Kendi yazılı talepleri üzerine nakledilen kamu görevlileri ile re'sen nakledilen kamu görevlilerinin, nakil işleminin hukuksal niteliği yönünden ve yer değiştirmeye bağlı olarak ödenen harcırah bakımından, aynı hukuksal konumda oldukları kuşkusuzdur. Aynı hukuksal konumda olanlar arasında farklı kurallar öngörülmesi Anayasa'nın 10. maddesindeki eşitlik ilkesine aykırılık oluşturur.
..." gerekçesi ile 6245 sayılı Kanun'un 10 uncu maddesine 31.07.2003 tarihli ve 4969 sayılı Kanun ile eklenen "Kendi yazılı talepleri üzerine gönderilenler hariç olmak üzere;" ibaresinin Anayasa'ya aykırı olduğuna ve iptaline karar verilmiştir.
8. Somut uyuşmazlıkta, davacının kendi isteği ile harcırahsız olarak tayin talebinde bulunduğu ve davalı Kurum tarafından toplu iş sözleşmesinin 55 inci maddesi gereğince davacıya harcırah ödemeden bu talebin kabul edildiği ve tayin işleminin yapıldığı anlaşılmaktadır.
9. Anayasa Mahkemesi tarafından Anayasa'ya aykırı olduğu tespit edilen bir hususun toplu iş sözleşmesinde düzenlenmesi ve toplu iş sözleşmesinin ilgili madde içeriği bakımından da ilk fıkrasında Kurum'un tabi olduğu mevzuat hükümlerinin uygulacağı belirtilmesine rağmen devamında 6245 sayılı Kanun kapsamında çalışan işçileri de kapsayacak şekilde kendi isteği ile nakil işlemi yapılması durumunda harcırah ödenmeyeceği belirtilerek Kanun'da olmayan bir sınırlama getirilmesi yerinde olmayıp bireysel iş sözleşmeleri ya da toplu iş sözleşmelerinde işçilerin aleyhine olacak şekilde kanunlara aykırı hükümler konulamayacağı da aşikardır.

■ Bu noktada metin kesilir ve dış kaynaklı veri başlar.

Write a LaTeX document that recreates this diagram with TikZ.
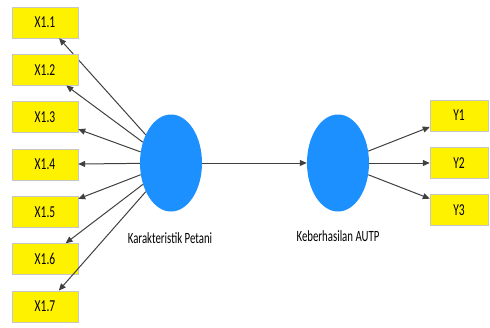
\documentclass[tikz,border=0pt]{standalone}
\usepackage{fontspec}
\setmainfont{Carlito}
\usetikzlibrary{shapes.geometric,arrows.meta}
\newcommand{\tallt}[1]{\scalebox{1}[1.45]{#1}}
\definecolor{latent}{RGB}{28,144,255}

\begin{document}
\begin{tikzpicture}[x=1pt,y=-1pt,
	ind/.style={rectangle, draw=gray!45, fill=yellow, minimum height=31pt, inner sep=0pt, font=\fontsize{11.5}{13}\selectfont},
	lv/.style={ellipse, fill=latent, minimum width=62pt, minimum height=97pt, inner sep=0pt},
	lbl/.style={font=\fontsize{10.8}{12}\selectfont},
	arr/.style={-{Triangle[length=7pt,width=6pt]}, draw=black!75, line width=1pt}]
	\useasboundingbox (0,0) rectangle (490,327);
	\node [lv] (kp) at (171,163) {};
	\node [lv] (autp) at (338,163) {};
	\node [lbl] (kplbl) at (170,238) {\tallt{Karakteristik Petani}};
	\node [lbl] (autplbl) at (338,236) {\tallt{Keberhasilan AUTP}};
	\foreach \i in {1,...,7}{
		\node [ind, minimum width=66pt] (x\i) at (45,{22.5+47.3*(\i-1)}) {\tallt{X1.\i}};
		\draw [arr] (kp) -- (x\i);
	}
	\foreach \i/\y in {1/115.5,2/163,3/210}{
		\node [ind, minimum width=58pt] (y\i) at (459,\y) {\tallt{Y\i}};
		\draw [arr] (autp) -- (y\i);
	}
	\draw [arr] (kp) -- (autp);
%	\draw [step=10, gray!20] (0,0) grid (490,327);
\end{tikzpicture}
\end{document}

10. Tüm bu açıklamalar ışığında 6245 sayılı Kanun kapsamında davalı Kurumda çalışan işçinin kendi isteği ile tayin talebinde bulunması durumunda bile harcıraha hak kazanacağı, aksi yöndeki toplu iş sözleşmesi düzenlemesinin geçerli olmadığı, bu nedenle bu toplu iş sözleşmesinin ilgili hükmüne atıfla davacıya harcırah ödemeden tayin işleminin yapılmasının hukuka aykırı olduğu, davacı işçinin tabi olduğu Kanun uyarınca harcıraha hak kazandığı, bu hakkı istemesinin hakkın kötüye kullanılması kapsamında değerlendirilemiyeceği anlaşılmakla, kanun yararına temyiz başvurusunun reddine karar vermek gerekmiştir.
V. KARAR
Açıklanan sebeplerle;
Adalet Bakanlığının 6100 sayılı Kanun’un 363 üncü maddesinin birinci fıkrasına dayalı kanun yararına temyiz isteminin REDDİNE,
Dosyanın Mahkemesine gönderilmek üzere Adalet Bakanlığına iadesine,
30.06.2022 tarihinde oy birliğiyle karar verildi.